Drugmakers counterattack over cost-sharing
The drug industry is fighting back in an escalating battle between two Washington lobbying titans. After weeks of rhetorical beatings over the humongous cost of hepatitis C drug Sovaldi, drugmakers released a study last week documenting high patient cost-sharing for drugs in health plans sold through the Obamacare exchanges.
The study, conducted by Avalere Health on behalf of Pharmaceutical Research and Manufacturers of America, looked at drug formularies in 123 silver-tier plans, covering the largest city in every state. It found that a fifth of the plans required cost-sharing of at least 40% for some specialty drugs used to treat multiple sclerosis, cancer, HIV/AIDS and other illnesses.
John Castellani, CEO of PhRMA, called on HHS to limit exchange customers’ out-of-pocket drug costs. He said the report shows that “many Americans still find themselves unable to access the care they desperately need due to high out-of-pocket costs.”
Carl Schmid, deputy executive director of the AIDS Institute, said some HIV patients with plans purchased through the exchanges are skipping drug treatments because they can’t afford the cost. “Drugs are paramount to HIV care,” he said.
The broadside against insurers came less than a month after Karen Ignagni, head of America’s Health Insurance Plans, blasted drugmakers at a forum.
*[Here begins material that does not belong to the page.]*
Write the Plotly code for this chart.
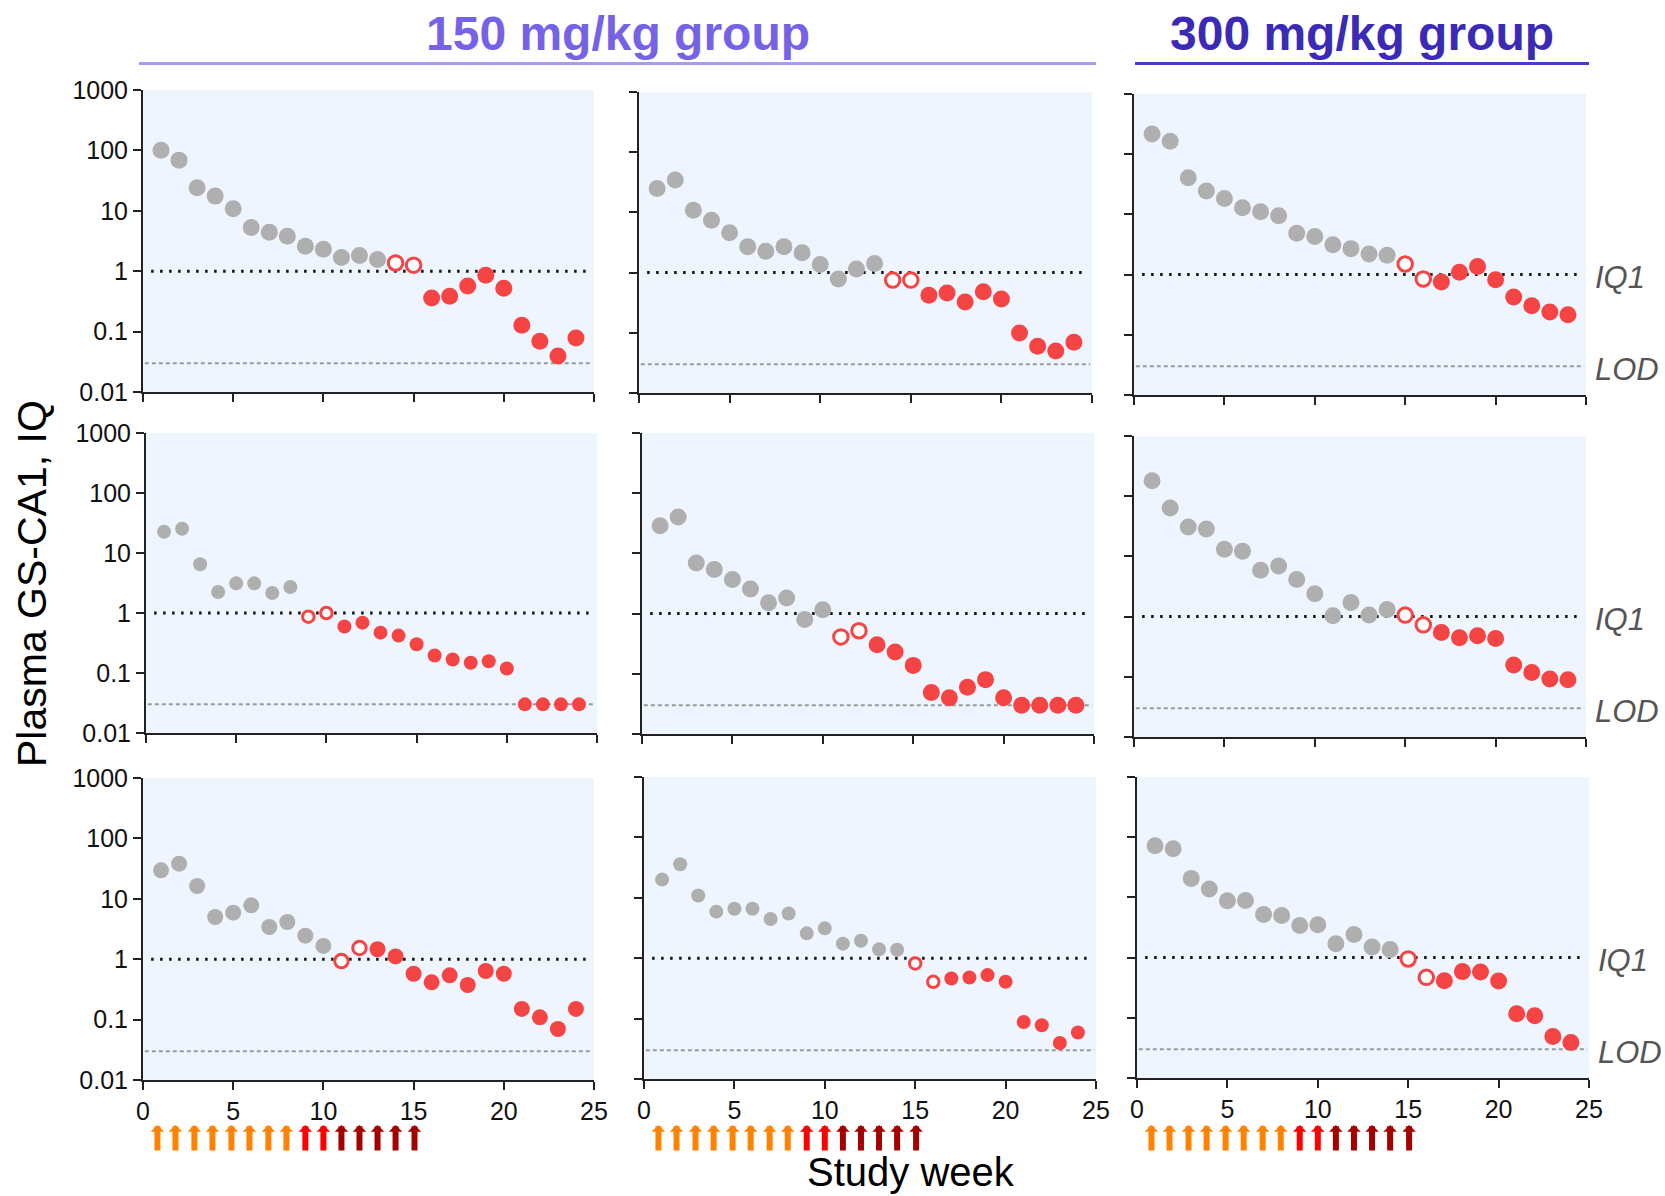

Ignagni hinted that government price controls could be coming if the industry doesn’t exercise price restraint.
Last month, the National Coalition on Health Care announced a campaign to raise awareness of “unsustainable and abusive” drug prices. John Rother, the group’s CEO, said the coalition wants a national dialogue about high drug costs and is more in sync with the insurers’ position. “Trying to cast the problem as higher copays kind of ignores the fundamental issue, which is the price,” he said.
Both sides are well-armed for a political showdown. PhRMA spent more than $25 million on lobbying last year, according to a database maintained by the U.S. Senate, while AHIP spent $11.5 million.
“It is always of interest to see two giants go after each other,” said Judith Feder, a professor of public policy at Georgetown University. “It doesn’t seem that either one is shy about or limited in its ability to protect their industry’s interests.”